I propose to take Questions Nos. 267 to 269, inclusive, together.

As with the previous local authority home loan offerings, loan applications under the Rebuilding Ireland Home Loan are made directly to the local authority in whose area the property proposed for purchase is situated. My Department does not directly collect information on the number of loan applications received by each local authority.

However, as is currently the case, my Department will continue to publish information on the overall number and value of (i) local authority loan approvals and (ii) local authority loan drawdowns. Information up to Q4 2017 is available on the Department's website at the following link:

http://www.housing.gov.ie/housing/statistics/house-prices-loans-and-profile-borrowers/local-authority-loan-activity, and this information will be updated on a quarterly basis as additional data is compiled.

In addition, the Housing Agency provides a central support service which assesses loan applications that are made to the local authorities and makes recommendations to the authorities as to whether loans should be offered to applicants. I have asked the Agency to centrally compile figures on the numbers of applications that it has assessed and the most recent figures, as at the end of August, indicate that the Agency had received a total of 2,628 applications for assessment from local authorities. Of the 2,628 applications received, 2,074 were deemed to be valid. Of these valid applications, 1,989 had been assessed and 1,024 of these (51%) had been recommended for approval.

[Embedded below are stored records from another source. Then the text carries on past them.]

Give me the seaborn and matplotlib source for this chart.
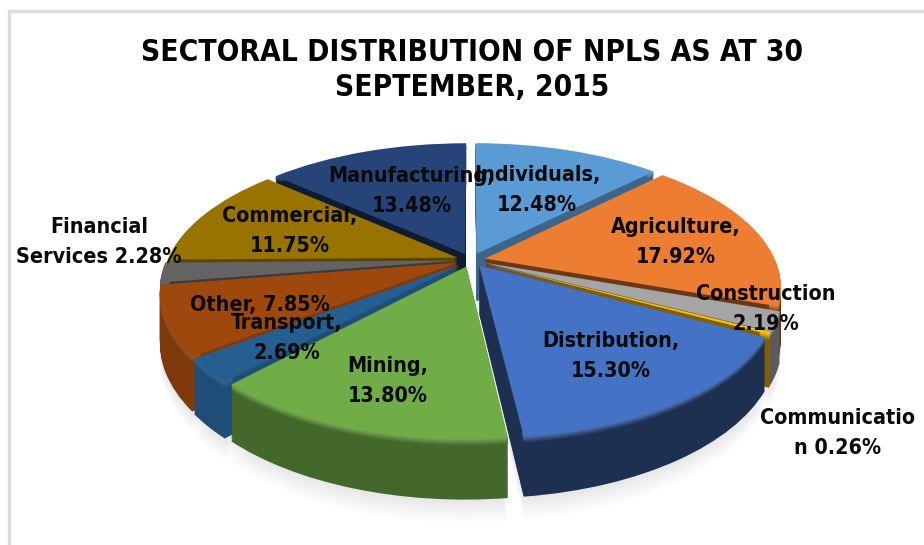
import numpy as np
import matplotlib
matplotlib.use("Agg")
import matplotlib.pyplot as plt
from matplotlib.transforms import Transform
import seaborn as sns

sns.set_theme(style="white")
plt.rcParams['font.family'] = ['DejaVu Sans']

# Data
sectors = ['Individuals', 'Agriculture', 'Construction', 'Communication', 'Distribution', 'Mining',
           'Transport', 'Other', 'Financial Services', 'Commercial', 'Manufacturing']
shares = [12.48, 17.92, 2.19, 0.26, 15.30, 13.80, 2.69, 7.85, 2.28, 11.75, 13.48]
slice_colors = ['#5b9bd5', '#ed7d31', '#a5a5a5', '#ffc000', '#4472c4', '#70ad47',
                '#255e91', '#9e480e', '#636363', '#997300', '#264478']
# how much darker the wall of each slice looks
side_shade = [0.65, 0.45, 0.55, 0.5, 0.42, 0.6, 0.82, 0.8, 0.6, 0.6, 0.4]
label_texts = ['Individuals,\n12.48%', 'Agriculture,\n17.92%', 'Construction\n2.19%',
               'Communicatio\nn 0.26%', 'Distribution,\n15.30%', 'Mining,\n13.80%',
               'Transport,\n2.69%', 'Other, 7.85%', 'Financial\nServices 2.28%',
               'Commercial,\n11.75%', 'Manufacturing,\n13.48%']
title = 'SECTORAL DISTRIBUTION OF NPLS AS AT 30\nSEPTEMBER, 2015'

# label centres in pixels
label_x = [537, 676, 766, 838, 611, 388, 287, 260, 99, 290, 412]
label_y = [190, 242, 309, 433, 356, 381, 338, 305, 242, 231, 191]

# pie geometry in pixels
CX, CY = 471, 260
RX, RY, PERSP = 290, 135, 0.2
DEPTH = 48


class Tilt(Transform):
    # lays the flat pie on a table seen in perspective, drop pushes it down
    input_dims = 2
    output_dims = 2

    def __init__(self, drop=0):
        super().__init__()
        self.drop = drop

    def transform_non_affine(self, values):
        values = np.asarray(values)
        x, y = values[:, 0], values[:, 1]
        w = 1 + PERSP * y
        return np.column_stack([CX + RX * x / w, CY + (self.drop - RY * y) / w])


fig = plt.figure(figsize=(9.24, 5.45), dpi=100)
ax = fig.add_axes([0, 0, 1, 1])


def draw_layer(colors, drop, alpha=None, width=None):
    wedges, _ = ax.pie(shares, colors=colors, explode=[0.05] * len(shares), startangle=90,
                       counterclock=False, radius=1, wedgeprops=dict(linewidth=0, alpha=alpha, width=width))
    for w in wedges:
        w.set_transform(Tilt(drop) + ax.transData)


base = np.array(sns.color_palette(slice_colors))
side = base * np.array(side_shade)[:, None]
rim = np.clip(base * 0.85 + 0.15 * 0.7, 0, 1)

# soft shadow under the pie
for d in np.arange(DEPTH + 18, 12, -1.5):
    draw_layer(['#808080'] * len(shares), d, alpha=0.012)

# side walls, bottom to top
for d in np.arange(DEPTH, 0, -1.0):
    draw_layer([tuple(c) for c in side], d)
# lighter bevel only along the outer arc
for d in [5, 4, 3, 2, 1]:
    mix = d / 6
    draw_layer([tuple(c) for c in rim * (1 - mix) + side * mix], d, width=0.03)
draw_layer([tuple(c) for c in base], 0)

ax.set_aspect('auto')
ax.set_xlim(0, 924)
ax.set_ylim(545, 0)
ax.set_xticks([])
ax.set_yticks([])

# frame of the chart area
ax.plot([9, 9, 924], [545, 11, 11], color='#dcdcdc', lw=2.5, solid_joinstyle='miter')

for txt, x, y in zip(label_texts, label_x, label_y):
    ax.text(x, y, txt, ha='center', va='center', fontsize=15.4, fontweight='bold', stretch='condensed',
            color='#0a0a0a', linespacing=1.68)

ax.text(472, 70, title, ha='center', va='center', fontsize=21.4, fontweight='bold', stretch='condensed',
        color='black', linespacing=1.3)

fig.savefig('out.png', dpi=100)
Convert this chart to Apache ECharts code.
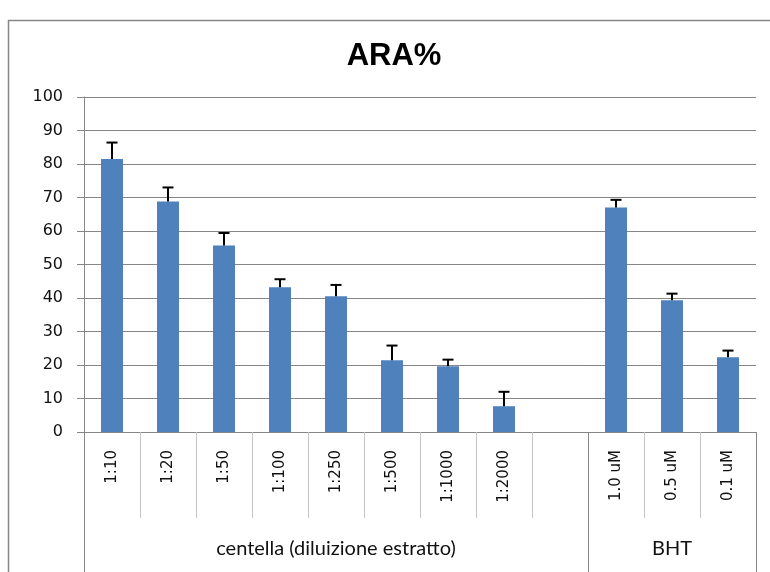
<!DOCTYPE html>
<html>
<head>
<meta charset="utf-8">
<script src="https://cdn.jsdelivr.net/npm/echarts@6/dist/echarts.min.js"></script>
<style>html,body{margin:0;padding:0;background:#fff}#c{width:770px;height:572px}</style>
</head>
<body>
<div id="c"></div>
<script>
var categories = ['1:10','1:20','1:50','1:100','1:250','1:500','1:1000','1:2000','','1.0 uM','0.5 uM','0.1 uM'];
var values = [81.5, 68.8, 55.7, 43.2, 40.5, 21.4, 19.6, 7.7, null, 67.0, 39.3, 22.3];
var errorTops = [86.4, 73.0, 59.4, 45.6, 43.9, 25.8, 21.6, 12.0, null, 69.3, 41.3, 24.3];
var groups = ['centella (diluizione estratto)', 'BHT'];
var groupBounds = [0, 9, 12];
var groupCenters = [4.5, 10.5];
var yTicks = [0,10,20,30,40,50,60,70,80,90,100];

var errData = [];
for (var i = 0; i < values.length; i++) {
  if (values[i] != null) errData.push([i, values[i], errorTops[i]]);
}

var chart = echarts.init(document.getElementById('c'), null, {renderer: 'canvas'});
var gray = '#868686';
chart.setOption({
  animation: false,
  title: {
    text: 'ARA%', left: 389, top: 36, textAlign: 'center',
    textStyle: {fontFamily: 'Liberation Sans', fontWeight: 'bold', fontSize: 31, color: '#000'}
  },
  graphic: [{
    type: 'rect', silent: true,
    shape: {x: 8.5, y: 20.5, width: 790, height: 600},
    style: {fill: 'none', stroke: gray, lineWidth: 1.5}
  }],
  grid: {left: 84, right: 14, top: 97, bottom: 140},
  xAxis: [{
    type: 'category', data: categories, boundaryGap: true,
    axisLine: {show: true, lineStyle: {color: gray, width: 1}},
    axisTick: {show: true, interval: 0, length: 86, lineStyle: {color: '#c4c4c4', width: 1}},
    axisLabel: {interval: 0, rotate: 90, margin: 18, fontFamily: 'DejaVu Sans', fontSize: 15, color: '#111'},
    splitLine: {show: false}
  }, {
    type: 'value', min: 0, max: 12, position: 'bottom',
    axisLine: {show: false},
    axisTick: {show: true, customValues: groupBounds, length: 140, inside: false, lineStyle: {color: gray, width: 1}},
    axisLabel: {show: true, customValues: groupCenters, margin: 107, fontFamily: 'Lato', fontSize: 20, color: '#111',
      formatter: function (v) { return groups[groupCenters.indexOf(v)]; }},
    splitLine: {show: false}
  }],
  yAxis: {
    type: 'value', min: 0, max: 100, interval: 10,
    axisLine: {show: true, lineStyle: {color: gray, width: 1}},
    axisTick: {show: true, length: 7, lineStyle: {color: gray}},
    axisLabel: {margin: 21, fontFamily: 'DejaVu Sans', fontSize: 16, color: '#111',
      customValues: yTicks},
    splitLine: {show: true, lineStyle: {color: gray, width: 1}}
  },
  series: [{
    type: 'bar', data: values, barWidth: 22, xAxisIndex: 0,
    itemStyle: {color: '#4F81BD'}, z: 2
  }, {
    type: 'custom', xAxisIndex: 0, data: errData, z: 3,
    renderItem: function (params, api) {
      var x = api.value(0);
      var base = api.coord([x, api.value(1)]);
      var top = api.coord([x, api.value(2)]);
      var cap = 5.5;
      return {
        type: 'group',
        children: [{
          type: 'line', shape: {x1: base[0], y1: base[1], x2: top[0], y2: top[1]},
          style: {stroke: '#000', lineWidth: 2}
        }, {
          type: 'line', shape: {x1: top[0] - cap, y1: top[1], x2: top[0] + cap, y2: top[1]},
          style: {stroke: '#000', lineWidth: 2}
        }]
      };
    }
  }]
});
</script>
</body>
</html>
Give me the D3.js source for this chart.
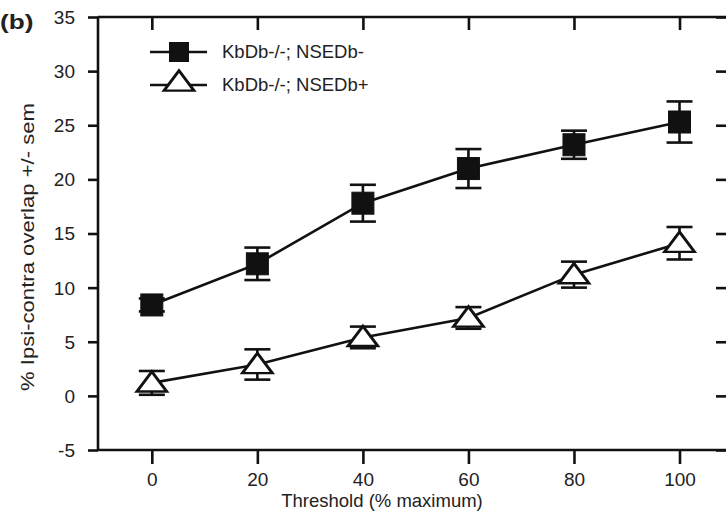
<!DOCTYPE html>
<html>
<head>
<meta charset="utf-8">
<script src="https://cdn.jsdelivr.net/npm/d3@7"></script>
<style>
  body { margin: 0; background: #fff; }
  svg { display: block; font-family: "Liberation Sans", Arial, sans-serif; }
</style>
</head>
<body>
<svg width="726" height="516"></svg>
<script>
// data
const thresholds = [0, 20, 40, 60, 80, 100];
const negMean = [8.4, 12.2, 17.8, 21.0, 23.2, 25.3];
const negSem  = [0.6, 1.5, 1.7, 1.8, 1.3, 1.9];
const posMean = [1.2, 2.9, 5.4, 7.2, 11.2, 14.1];
const posSem  = [1.1, 1.4, 1.0, 1.0, 1.2, 1.5];
const yTicks = [-5, 0, 5, 10, 15, 20, 25, 30, 35];
const seriesNames = ["KbDb-/-; NSEDb-", "KbDb-/-; NSEDb+"];

const svg = d3.select("svg");

const x = d3.scaleLinear().domain([-10.2, 109]).range([98, 727]);
const y = d3.scaleLinear().domain([-5, 35]).range([450, 17]);

const axisW = 2.6;
const fmt = d => String(d);

// axes
const gL = svg.append("g").attr("transform", "translate(98,0)")
  .call(d3.axisLeft(y).tickValues(yTicks).tickSize(10).tickFormat(fmt));
const gB = svg.append("g").attr("transform", "translate(0,450)")
  .call(d3.axisBottom(x).tickValues(thresholds).tickSize(14).tickFormat(fmt));
const gT = svg.append("g").attr("transform", "translate(0,17)")
  .call(d3.axisBottom(x).tickValues(thresholds).tickSize(13).tickFormat(""));
const gR = svg.append("g").attr("transform", "translate(727,0)")
  .call(d3.axisLeft(y).tickValues(yTicks).tickSize(11).tickFormat(""));

[gL, gB, gT, gR].forEach(g => {
  g.selectAll("path.domain").attr("stroke", "#111").attr("stroke-width", axisW);
  g.selectAll(".tick line").attr("stroke", "#111").attr("stroke-width", axisW);
  g.selectAll("text").attr("fill", "#222").style("font-size", "19px").style("font-family", "Liberation Sans, Arial, sans-serif");
});
gL.select("path.domain").attr("d", "M0,450V17");
gB.select("path.domain").attr("d", "M98,0H727");
gT.select("path.domain").attr("d", "M98,0H727");
gR.select("path.domain").remove();
gL.selectAll(".tick text").attr("x", -23).attr("dy", "0.34em");
gB.selectAll(".tick text").attr("y", 36).attr("dy", 0);

// titles
svg.append("text").attr("transform", "translate(0,29) scale(1.25,1)")
  .style("font-size", "21px").style("font-weight", "bold").attr("fill", "#222").text("(b)");
svg.append("text").attr("transform", "translate(34,247) rotate(-90)")
  .attr("text-anchor", "middle").style("font-size", "19px").attr("fill", "#222")
  .attr("textLength", 288).attr("lengthAdjust", "spacingAndGlyphs")
  .text("% Ipsi-contra overlap +/- sem");
svg.append("text").attr("x", 382).attr("y", 507)
  .attr("text-anchor", "middle").style("font-size", "18.5px").attr("fill", "#222")
  .text("Threshold (% maximum)");

const line = d3.line().x(d => x(d[0])).y(d => y(d[1]));
const tri = d3.symbol().type(d3.symbolTriangle).size(230);

function drawSeries(means, sems, kind) {
  const pts = thresholds.map((t, i) => [t, means[i], sems[i]]);
  const g = svg.append("g");
  g.append("path").datum(pts).attr("d", line)
    .attr("fill", "none").attr("stroke", "#111").attr("stroke-width", 2.6);
  const eb = g.selectAll("g.err").data(pts).join("g").attr("class", "err");
  eb.append("line").attr("x1", d => x(d[0])).attr("x2", d => x(d[0]))
    .attr("y1", d => y(d[1] - d[2])).attr("y2", d => y(d[1] + d[2]))
    .attr("stroke", "#111").attr("stroke-width", 2.6);
  [-1, 1].forEach(s => {
    eb.append("line").attr("x1", d => x(d[0]) - 13).attr("x2", d => x(d[0]) + 13)
      .attr("y1", d => y(d[1] + s * d[2])).attr("y2", d => y(d[1] + s * d[2]))
      .attr("stroke", "#111").attr("stroke-width", 2.6);
  });
  if (kind === "square") {
    g.selectAll("rect.m").data(pts).join("rect").attr("class", "m")
      .attr("x", d => x(d[0]) - 11).attr("y", d => y(d[1]) - 11)
      .attr("width", 22).attr("height", 22)
      .attr("fill", "#111").attr("stroke", "#111").attr("stroke-width", 1);
  } else {
    g.selectAll("path.m").data(pts).join("path").attr("class", "m")
      .attr("transform", d => `translate(${x(d[0])},${y(d[1]) + 2}) scale(1.3,1)`)
      .attr("d", tri)
      .attr("fill", "#fff").attr("stroke", "#111").attr("stroke-width", 2.4);
  }
}

drawSeries(negMean, negSem, "square");
drawSeries(posMean, posSem, "triangle");

// legend
const leg = svg.append("g");
const rows = [{name: seriesNames[0], kind: "square", y: 52}, {name: seriesNames[1], kind: "triangle", y: 85}];
rows.forEach(r => {
  leg.append("line").attr("x1", 150).attr("x2", 207).attr("y1", r.y).attr("y2", r.y)
    .attr("stroke", "#111").attr("stroke-width", 2.6);
  if (r.kind === "square") {
    leg.append("rect").attr("x", 169).attr("y", r.y - 10).attr("width", 20).attr("height", 20).attr("fill", "#111");
  } else {
    leg.append("path").attr("transform", `translate(179,${r.y - 1}) scale(1.3,1)`).attr("d", tri)
      .attr("fill", "#fff").attr("stroke", "#111").attr("stroke-width", 2.4);
  }
  leg.append("text").attr("x", 222).attr("y", r.y).attr("dy", "0.35em")
    .style("font-size", "18.5px").attr("fill", "#222").text(r.name);
});
</script>
</body>
</html>
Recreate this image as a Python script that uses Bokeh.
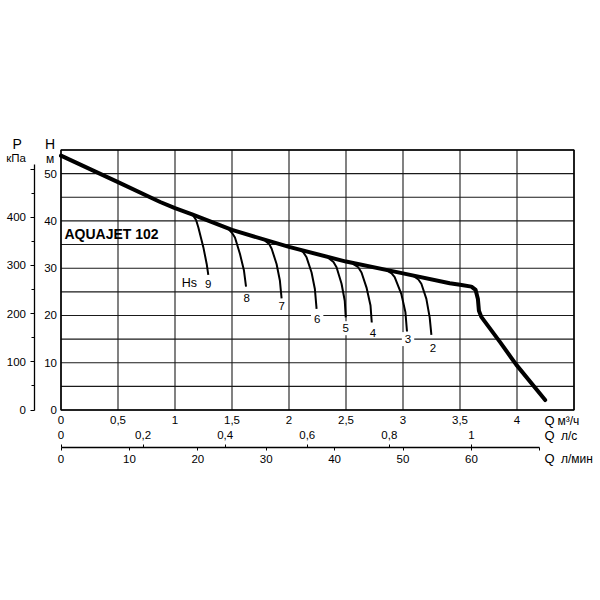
from bokeh.plotting import figure
from bokeh.models import LinearAxis, Range1d, FixedTicker, ColumnDataSource
from bokeh.embed import file_html
from bokeh.resources import INLINE
from bokeh.core.properties import value

FONT = "Liberation Sans"
KPA_PER_M = 9.81          # 1 m of water column in kPa
LS_PER_M3H = 1 / 3.6      # l/s per m3/h
LMIN_PER_M3H = 1000 / 60  # l/min per m3/h

# ---- data ----
# main pump curve: Q (m3/h) -> H (m)
q_main = [0.0, 0.5, 0.87, 1.0, 1.15, 1.5, 2.0, 2.5, 3.0, 3.41, 3.5, 3.6, 3.637, 3.657, 3.666, 3.687, 3.85, 3.993, 4.247]
h_main = [53.8, 48.2, 44.0, 42.7, 41.4, 38.1, 34.5, 31.4, 28.9, 26.8, 26.5, 26.1, 25.4, 23.5, 21.0, 19.7, 14.4, 9.6, 2.1]

# suction-lift curves Hs (m)
hs_names = ["9", "8", "7", "6", "5", "4", "3", "2"]
hs_q = [
    [1.147, 1.185, 1.205, 1.249, 1.278, 1.292],
    [1.468, 1.505, 1.526, 1.570, 1.605, 1.623],
    [1.789, 1.826, 1.848, 1.891, 1.920, 1.935],
    [2.081, 2.125, 2.154, 2.198, 2.227, 2.242],
    [2.343, 2.390, 2.417, 2.461, 2.489, 2.498],
    [2.562, 2.607, 2.636, 2.680, 2.715, 2.726],
    [2.855, 2.900, 2.927, 2.986, 3.021, 3.035],
    [3.088, 3.135, 3.161, 3.205, 3.234, 3.249],
]
hs_h = [
    [41.6, 40.2, 38.6, 34.4, 30.9, 28.6],
    [38.3, 37.3, 36.5, 33.0, 29.5, 26.1],
    [35.8, 35.1, 34.1, 30.9, 27.4, 23.6],
    [34.1, 33.4, 32.3, 29.1, 25.6, 21.4],
    [32.2, 31.3, 30.2, 26.7, 23.1, 19.6],
    [30.9, 30.2, 29.1, 25.9, 22.1, 18.5],
    [29.6, 28.9, 28.1, 24.5, 20.7, 16.6],
    [28.4, 27.6, 26.7, 23.5, 19.6, 15.9],
]
hs_label_q = [1.292, 1.628, 1.935, 2.247, 2.498, 2.737, 3.044, 3.263]
hs_label_h = [26.6, 23.6, 21.9, 19.3, 17.3, 16.3, 15.0, 13.2]

# axes ticks / labels
Q_MAX, H_MAX = 4.5, 55
h_ticks = [0, 10, 20, 30, 40, 50]
p_ticks = [0, 100, 200, 300, 400, 500]
p_minor = [50, 150, 250, 350, 450]
p_labels = ["0", "100", "200", "300", "400", ""]
m3h_ticks = [0, 0.5, 1, 1.5, 2, 2.5, 3, 3.5, 4]
m3h_labels = ["0", "0,5", "1", "1,5", "2", "2,5", "3", "3,5", "4"]
ls_ticks = [0, 0.2, 0.4, 0.6, 0.8, 1]
ls_labels = ["0", "0,2", "0,4", "0,6", "0,8", "1"]
lmin_ticks = [0, 10, 20, 30, 40, 50, 60, 70]
lmin_labels = ["0", "10", "20", "30", "40", "50", "60", ""]
grid_x = [0, 0.5, 1, 1.5, 2, 2.5, 3, 3.5, 4, 4.5]
grid_y = [0, 5, 10, 15, 20, 25, 30, 35, 40, 45, 50, 55]

# ---- layout: the frame fills the canvas; grid box placed by the ranges ----
W = H = 600
X0_PX, X_SCALE = 60.5, 114.0     # px of Q=0, px per m3/h
Y0_PX, Y_SCALE = 409.5, 4.727    # px of H=0, px per m
TICK_FONT = "11.5px"


def qx(px):
    return (px - X0_PX) / X_SCALE


def hy(py):
    return (Y0_PX - py) / Y_SCALE


xr = (qx(0), qx(W))
yr = (hy(H), hy(0))

p = figure(width=W, height=H, min_border=0,
           x_range=Range1d(*xr), y_range=Range1d(*yr),
           x_axis_location=None, y_axis_location=None,
           output_backend="svg", toolbar_location=None)
p.grid.visible = False
p.outline_line_color = None
p.background_fill_color = "white"
p.border_fill_color = "white"
p.extra_y_ranges = {"kpa": Range1d(yr[0] * KPA_PER_M, yr[1] * KPA_PER_M)}
p.extra_x_ranges = {"ls": Range1d(xr[0] * LS_PER_M3H, xr[1] * LS_PER_M3H),
                    "lmin": Range1d(xr[0] * LMIN_PER_M3H, xr[1] * LMIN_PER_M3H)}


def style_axis(ax, size=TICK_FONT):
    ax.major_label_text_font = FONT
    ax.major_label_text_font_size = size
    ax.major_label_text_color = "black"
    ax.axis_line_color = "black"
    ax.major_tick_line_color = "black"
    ax.minor_tick_line_color = "black"


# H axis (labels only, at Q=0)
h_axis = LinearAxis(fixed_location=0, ticker=FixedTicker(ticks=h_ticks), bounds=(0, H_MAX),
                    major_tick_out=0, major_tick_in=0, minor_tick_out=0, minor_tick_in=0,
                    major_label_standoff=4)
style_axis(h_axis)
h_axis.axis_line_color = None
p.add_layout(h_axis, "left")

# P axis (kPa)
p_axis = LinearAxis(y_range_name="kpa", fixed_location=qx(33.5),
                    ticker=FixedTicker(ticks=p_ticks, minor_ticks=p_minor),
                    major_tick_out=4, major_tick_in=0, minor_tick_out=3, minor_tick_in=0,
                    bounds=(0, 510), major_label_standoff=4,
                    major_label_overrides=dict(zip(p_ticks, p_labels)))
style_axis(p_axis)
p_axis.axis_line_width = 1.3
p.add_layout(p_axis, "left")

# Q m3/h
ax1 = LinearAxis(fixed_location=0, ticker=FixedTicker(ticks=m3h_ticks), bounds=(0, Q_MAX),
                 major_tick_out=0, major_tick_in=0, minor_tick_out=0, minor_tick_in=0,
                 major_label_standoff=6,
                 major_label_overrides=dict(zip(m3h_ticks, m3h_labels)))
style_axis(ax1)
ax1.axis_line_color = None
p.add_layout(ax1, "below")

# Q l/s
ax2 = LinearAxis(x_range_name="ls", fixed_location=hy(425), ticker=FixedTicker(ticks=ls_ticks),
                 major_tick_out=0, major_tick_in=0, minor_tick_out=0, minor_tick_in=0,
                 major_label_standoff=5,
                 major_label_overrides=dict(zip(ls_ticks, ls_labels)))
style_axis(ax2)
ax2.axis_line_color = None
p.add_layout(ax2, "below")

# Q l/min (with l/s ticks on the same line)
ax3 = LinearAxis(x_range_name="lmin", fixed_location=hy(447),
                 ticker=FixedTicker(ticks=lmin_ticks, minor_ticks=[t * 60 for t in ls_ticks]),
                 major_tick_out=3, major_tick_in=0, minor_tick_out=0, minor_tick_in=3,
                 bounds=(0, 70), major_label_standoff=4,
                 major_label_overrides=dict(zip(lmin_ticks, lmin_labels)))
style_axis(ax3)
ax3.axis_line_width = 1.3
p.add_layout(ax3, "below")

# grid and box
p.segment(x0=grid_x, y0=[0] * len(grid_x), x1=grid_x, y1=[H_MAX] * len(grid_x),
          line_color="#1a1a1a", line_width=1.1)
p.segment(x0=[0] * len(grid_y), y0=grid_y, x1=[Q_MAX] * len(grid_y), y1=grid_y,
          line_color="#1a1a1a", line_width=1.1)
p.quad(left=[0], right=[Q_MAX], bottom=[0], top=[H_MAX], fill_color=None,
       line_color="black", line_width=1.5)

# labels of suction curves
boxed = {"6", "5", "3"}
src_lab = ColumnDataSource(dict(
    x=hs_label_q, y=hs_label_h, t=hs_names,
    bg=["white" if n in boxed else None for n in hs_names]))
p.text(x="x", y="y", text="t", source=src_lab, text_font=value(FONT), text_font_size="11.5px",
       text_align="center", text_baseline="middle", text_color="black",
       background_fill_color="bg", padding=3)
p.text(x=[1.126], y=[26.8], text=["Hs"], text_font=value(FONT), text_font_size="12.5px",
       text_align="center", text_baseline="middle", text_color="black")

# suction curves
p.multi_line(xs=hs_q, ys=hs_h, line_color="black", line_width=2)
# main curve
p.line(q_main, h_main, line_color="black", line_width=4, line_join="round", line_cap="round")

p.text(x=[0.03], y=[37.3], text=["AQUAJET 102"], text_font=value(FONT), text_font_size="14px",
       text_font_style="bold", text_baseline="middle", text_align="left", text_color="black")


# axis titles, placed by pixel position
def lab(px, py, t, size, align="center"):
    p.text(x=[qx(px)], y=[hy(py)], text=[t], text_font=value(FONT), text_font_size=size,
           text_align=align, text_baseline="middle", text_color="black")


lab(16.7, 143, "P", "14px")
lab(15.5, 157, "кПа", "11.5px")
lab(49.5, 143.5, "H", "14px")
lab(49.5, 158, "м", "12px")
lab(544, 420.3, "Q", "13px", "left")
lab(557, 420.3, "м³/ч", "12px", "left")
lab(544, 435, "Q", "13px", "left")
lab(560.5, 435, "л/с", "12px", "left")
lab(544, 458.3, "Q", "13px", "left")
lab(560.5, 458.3, "л/мин", "12px", "left")

open("out.html", "w").write(file_html(p, INLINE))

As has been the case since the introduction of the Rebuilding Ireland Home Loan, applications are made directly to the local authority in which the applicant wishes to purchase a property. Applications are then processed by the local authority before being sent to the Housing Agency for assessment. Based on this comprehensive financial analysis, the Housing Agency makes a recommendation to the local authority on each application.

Each local authority must have in place a credit committee which makes the final decision on applications for loans, in accordance with the statutory credit policy issued in accordance with the Regulations and having regard to the recommendations made by the Housing Agency.

The purpose of the scheme is to enable credit-worthy first-time buyers to access sustainable mortgage lending to purchase new or second-hand properties in a suitable price range, where they have been unable to obtain sufficient mortgage finance from a commercial lender. However, in accordance with the statutory credit policy, as with any other loan, potential borrowers must be credit-worthy and must demonstrate that they have the ability to repay the loan. It would be irresponsible to give individuals approval for loans that may see them placed under undue financial strain. The creditworthiness checks that are part of the approvals process for the Rebuilding Ireland Home Loan, and which may result in individuals being refused, help to safeguard against this eventuality and assist in protecting both the applicant and the Exchequer.

Of the 1,989 applications underwritten to the end of August 2018, 49% were not recommended for approval. Reasons for applications not being reconsidered under the scheme include an inability to satisfactorily demonstrate sufficient repayment capacity for the loan, or having an unsatisfactory savings record.

Question No. 270 answered with Question No. 261.